We can use curl, as it supports AWS IAM AUTH. Pass the value of `my_agent.conversation_id` in as `CONVERSATION_ID` and the agent will continue the conversation, i.e. understand that you were talking about "Amsterdam" earlier:

In [None]:
!curl -v \
  https://your-lambda-function-url \
  --data '{"user_input": "And what are some touristic highlights of the city?"}' \
  --header "x-conversation-id: $CONVERSATION_ID" \
  --header "Content-Type: application/json" \
  --header "x-amz-security-token: $AWS_SESSION_TOKEN" \
  --no-buffer \
  --user "${AWS_ACCESS_KEY_ID}:${AWS_SECRET_ACCESS_KEY}" \
  --aws-sigv4 "aws:amz:$AWS_REGION:lambda"

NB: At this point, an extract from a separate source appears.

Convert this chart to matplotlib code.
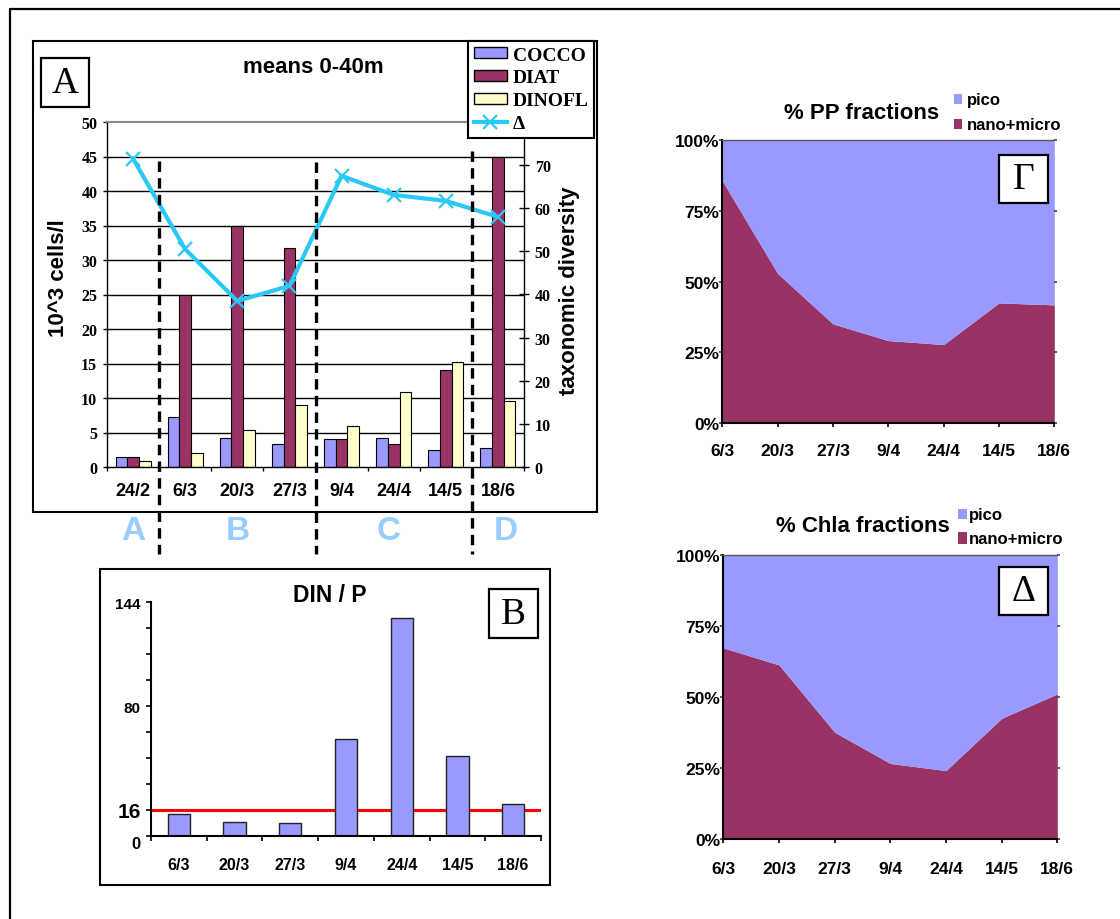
import numpy as np
import matplotlib
matplotlib.use("Agg")
import matplotlib.pyplot as plt
from matplotlib.patches import Rectangle, Patch
from matplotlib.lines import Line2D
from matplotlib.font_manager import FontProperties

# ---------------- data ----------------
dates_a = ['24/2', '6/3', '20/3', '27/3', '9/4', '24/4', '14/5', '18/6']
cocco = [1.5, 7.3, 4.2, 3.4, 4.0, 4.2, 2.5, 2.8]
diat = [1.5, 25.0, 35.0, 31.8, 4.0, 3.4, 14.1, 45.0]
dinofl = [0.8, 2.1, 5.4, 9.0, 6.0, 10.8, 15.2, 9.6]
diversity = [71.5, 50.5, 38.5, 42.0, 67.5, 63.1, 61.7, 58.0]

period_labels = ['A', 'B', 'C', 'D']
period_centers = [0.0, 2.0, 4.9, 7.15]
period_breaks = [0.5, 3.5, 6.5]

dates = ['6/3', '20/3', '27/3', '9/4', '24/4', '14/5', '18/6']
din_p = [13.4, 8.2, 7.6, 59.5, 134.1, 49.4, 19.7]
redfield_ratio = 16

pp_nano_micro = [85.6, 52.9, 35.1, 29.2, 27.8, 42.5, 41.8]
chla_nano_micro = [67.3, 61.3, 37.6, 26.6, 24.1, 42.5, 51.1]

# ---------------- style ----------------
C_COCCO = '#9999FF'
C_DIAT = '#993366'
C_DINO = '#FFFFCC'
C_DELTA = '#29C8F5'
C_PICO = '#9999FF'
C_NANO = '#993366'
SANS = 'Liberation Sans'
SERIF = 'Liberation Serif'
plt.rcParams['lines.scale_dashes'] = False

W, H = 1120, 920
fig = plt.figure(figsize=(W / 100, H / 100), dpi=100)


def add_axes_px(x0, y0, x1, y1):
    return fig.add_axes([x0 / W, 1 - y1 / H, (x1 - x0) / W, (y1 - y0) / H])


def frame_px(x0, y0, x1, y1, lw=1.5, fc='none'):
    fig.add_artist(Rectangle((x0 / W, 1 - y1 / H), (x1 - x0) / W, (y1 - y0) / H,
                             transform=fig.transFigure, fill=(fc != 'none'),
                             fc=fc, ec='black', lw=lw))


def text_px(x, y, s, **kw):
    kw.setdefault('ha', 'center')
    kw.setdefault('va', 'baseline')
    return fig.text(x / W, 1 - y / H, s, **kw)


def letter_box(x0, y0, x1, y1, letter):
    fig.add_artist(Rectangle((x0 / W, 1 - y1 / H), (x1 - x0) / W, (y1 - y0) / H,
                             transform=fig.transFigure, fc='white', ec='black',
                             lw=1.6, zorder=6))
    fig.text((x0 + x1) / 2 / W, 1 - (y0 + y1) / 2 / H, letter, ha='center',
             va='center', family=SERIF, fontsize=27, zorder=7)


# outer frame (left and top edges)
fig.add_artist(Line2D([9.5 / W, 9.5 / W, 1.0], [0.0, 1 - 10 / H, 1 - 10 / H],
                      transform=fig.transFigure, color='black', lw=1.6))

# ---------------- panel A ----------------
frame_px(33.3, 41.7, 596.7, 512.5)
ax = add_axes_px(107, 123, 524, 468)
xa = np.arange(len(dates_a))
bw = 0.224
ax.bar(xa - bw, cocco, bw, color=C_COCCO, edgecolor='black', lw=0.8)
ax.bar(xa, diat, bw, color=C_DIAT, edgecolor='black', lw=0.8)
ax.bar(xa + bw, dinofl, bw, color=C_DINO, edgecolor='black', lw=0.8)
ax.set_xlim(-0.5, len(dates_a) - 0.5)
ax.set_ylim(0, 50)
ax.set_axisbelow(True)
ax.set_yticks(np.arange(0, 51, 5), [str(v) for v in range(0, 51, 5)],
              family=SERIF, fontweight='bold', fontsize=11.5)
ax.tick_params(axis='y', direction='out', length=3, width=1, pad=4)
ax.set_xticks(np.arange(-0.5, len(dates_a), 1), [''] * (len(dates_a) + 1))
ax.set_xticks(xa, dates_a, minor=True, family=SANS, fontweight='bold', fontsize=13)
ax.tick_params(axis='x', which='major', direction='out', length=3, width=1)
ax.tick_params(axis='x', which='minor', length=0, pad=10.5)
ax.yaxis.grid(True, color='black', lw=1)
gl = ax.get_ygridlines()
gl[0].set_visible(False)
gl[-1].set_visible(False)
ax.spines['top'].set_color('#8a8a8a')
ax.spines['top'].set_linewidth(1.5)
ax.spines['right'].set_visible(False)
for s in ('left', 'bottom'):
    ax.spines[s].set_linewidth(1)

ax2 = ax.twinx()
ax2.plot(xa, diversity, color=C_DELTA, lw=3, marker='x', ms=10, mew=1.6, zorder=3)
ax2.set_ylim(0, 80)
ax2.set_yticks(np.arange(0, 81, 10), [str(v) for v in range(0, 81, 10)],
               family=SERIF, fontweight='bold', fontsize=11.5)
ax2.tick_params(axis='y', direction='inout', length=6.5, width=1, pad=4.5)
for s in ('left', 'top', 'bottom'):
    ax2.spines[s].set_visible(False)
ax2.spines['right'].set_linewidth(1)

# season separators
xtr = ax2.get_xaxis_transform()
for xb, top in zip(period_breaks, [0.887, 0.885, 0.916]):
    ax2.plot([xb, xb], [top, -0.252], transform=xtr, color='black', lw=2.4,
             linestyle=(0, (7.5, 4.5)), clip_on=False, zorder=5)
for xc, lab in zip(period_centers, period_labels):
    ax2.text(xc, -0.208, lab, transform=xtr, ha='center', va='baseline',
             family=SANS, fontweight='bold', fontsize=24, color='#99CCFF')

text_px(313, 73, 'means 0-40m', family=SANS, fontweight='bold', fontsize=16)
text_px(58, 278.5, '10^3 cells/l', family=SANS, fontweight='bold', fontsize=16,
        rotation=90, va='center')
text_px(570, 290.5, 'taxonomic diversity', family=SANS, fontweight='bold',
        fontsize=16, rotation=90, va='center')
letter_box(40.7, 59.3, 89.3, 108.3, 'A')

handles = [Patch(fc=C_COCCO, ec='black', lw=1), Patch(fc=C_DIAT, ec='black', lw=1),
           Patch(fc=C_DINO, ec='black', lw=1),
           Line2D([], [], color=C_DELTA, lw=3, marker='x', ms=10, mew=1.6)]
leg = fig.legend(handles, ['COCCO', 'DIAT', 'DINOFL', 'Δ'], loc='upper left',
                 bbox_to_anchor=(468 / W, 1 - 41.7 / H), borderaxespad=0,
                 frameon=True, fancybox=False, edgecolor='black', framealpha=1,
                 prop=FontProperties(family=SERIF, weight='bold', size=14),
                 handlelength=1.7, handleheight=0.5, handletextpad=0.3,
                 labelspacing=0.3, borderpad=0.3)
leg.get_frame().set_linewidth(1.5)
leg.set_zorder(8)

# ---------------- panel B ----------------
frame_px(100, 569.5, 550, 885.7)
axb = add_axes_px(151, 603.3, 541, 836.7)
xb_ = np.arange(len(dates))
axb.axhline(redfield_ratio, color='red', lw=2.2, zorder=1.5)
axb.bar(xb_, din_p, 0.4, color=C_PICO, edgecolor='#222222', lw=1, zorder=2)
axb.set_xlim(-0.5, len(dates) - 0.5)
axb.set_ylim(0, 144)
yt = np.arange(0, 145, 16)
ylabels = [str(v) if v in (0, redfield_ratio, 80, 144) else '' for v in yt]
axb.set_yticks(yt, ylabels, family=SANS, fontweight='bold', fontsize=11)
for t, v in zip(axb.get_yticklabels(), yt):
    if v == redfield_ratio:
        t.set_fontsize(15)
    if v == 0:
        t.set_fontsize(12)
        t.set_verticalalignment('top')
axb.tick_params(axis='y', direction='out', length=3.5, width=1.2, pad=4)
axb.set_xticks(np.arange(-0.5, len(dates), 1), [''] * (len(dates) + 1))
axb.set_xticks(xb_, dates, minor=True, family=SANS, fontweight='bold', fontsize=11.5)
axb.tick_params(axis='x', which='major', direction='out', length=3.5, width=1.2)
axb.tick_params(axis='x', which='minor', length=0, pad=15)
for s in ('top', 'right'):
    axb.spines[s].set_visible(False)
for s in ('left', 'bottom'):
    axb.spines[s].set_linewidth(1.5)
text_px(330, 601.7, 'DIN / P', family=SANS, fontweight='bold', fontsize=16.5)
letter_box(489, 590, 538, 639, 'B')


# ---------------- panels Γ and Δ ----------------
def fraction_panel(rect, nano, title, title_xy, leg_sq, leg_txt, box, letter, xpad):
    a = add_axes_px(*rect)
    xs = np.arange(len(dates))
    a.fill_between(xs, 0, nano, color=C_NANO, lw=0)
    a.fill_between(xs, nano, 100, color=C_PICO, lw=0)
    a.set_xlim(0, len(dates) - 1)
    a.set_ylim(0, 100)
    a.set_xticks(xs, dates, family=SANS, fontweight='bold', fontsize=12.5)
    a.set_yticks([0, 25, 50, 75, 100], ['0%', '25%', '50%', '75%', '100%'],
                 family=SANS, fontweight='bold', fontsize=12.5)
    a.tick_params(axis='x', direction='out', length=3, width=1.2, pad=xpad)
    a.tick_params(axis='y', direction='out', length=3, width=1.2, pad=0)
    a.tick_params(axis='y', which='major', right=True, color='#444444', length=2)
    a.spines['right'].set_visible(False)
    a.spines['top'].set_color('#555555')
    a.spines['top'].set_linewidth(1)
    for s in ('left', 'bottom'):
        a.spines[s].set_linewidth(1.5)
    text_px(title_xy[0], title_xy[1], title, family=SANS, fontweight='bold', fontsize=16)
    for (sx0, sy0, sx1, sy1), col in zip(leg_sq, [C_PICO, C_NANO]):
        fig.add_artist(Rectangle((sx0 / W, 1 - sy1 / H), (sx1 - sx0) / W, (sy1 - sy0) / H,
                                 transform=fig.transFigure, fc=col, ec='none'))
    for (tx, ty), lab in zip(leg_txt, ['pico', 'nano+micro']):
        text_px(tx, ty, lab, ha='left', family=SANS, fontweight='bold', fontsize=12)
    letter_box(*box, letter)
    return a


fraction_panel((722.3, 141, 1054.3, 424.3), pp_nano_micro, '% PP fractions',
               (861.7, 119.3),
               [(954.3, 95, 962.3, 105), (954.3, 120, 962.3, 130)],
               [(966.7, 105), (966.7, 130)],
               (999, 155.7, 1048, 204.3), 'Γ', 11.5)
fraction_panel((723.3, 556, 1057.3, 840), chla_nano_micro, '% Chla fractions',
               (863, 531.7),
               [(958.3, 510, 966.7, 520), (958.3, 533, 966.7, 545)],
               [(969.3, 520), (969.3, 544.3)],
               (999, 567.7, 1048, 616), 'Δ', 12.5)

fig.savefig('out.png', dpi=100)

The Generative AI Toolkit also includes helper code to invoke the Lambda function URL programmatically from Python:

In [None]:
from generative_ai_toolkit.utils.lambda_url import IamAuthInvoker

lambda_url_invoker = IamAuthInvoker("https://<your-lambda-function-url>")
response = lambda_url_invoker.converse_stream(
    user_input="And what are some famous museums there?",
    conversation_id=my_agent.conversation_id
)

print("Conversation ID:", response.conversation_id)
print()
for tokens in response:
    print(tokens, end="", flush=True)

That's it!

Happy coding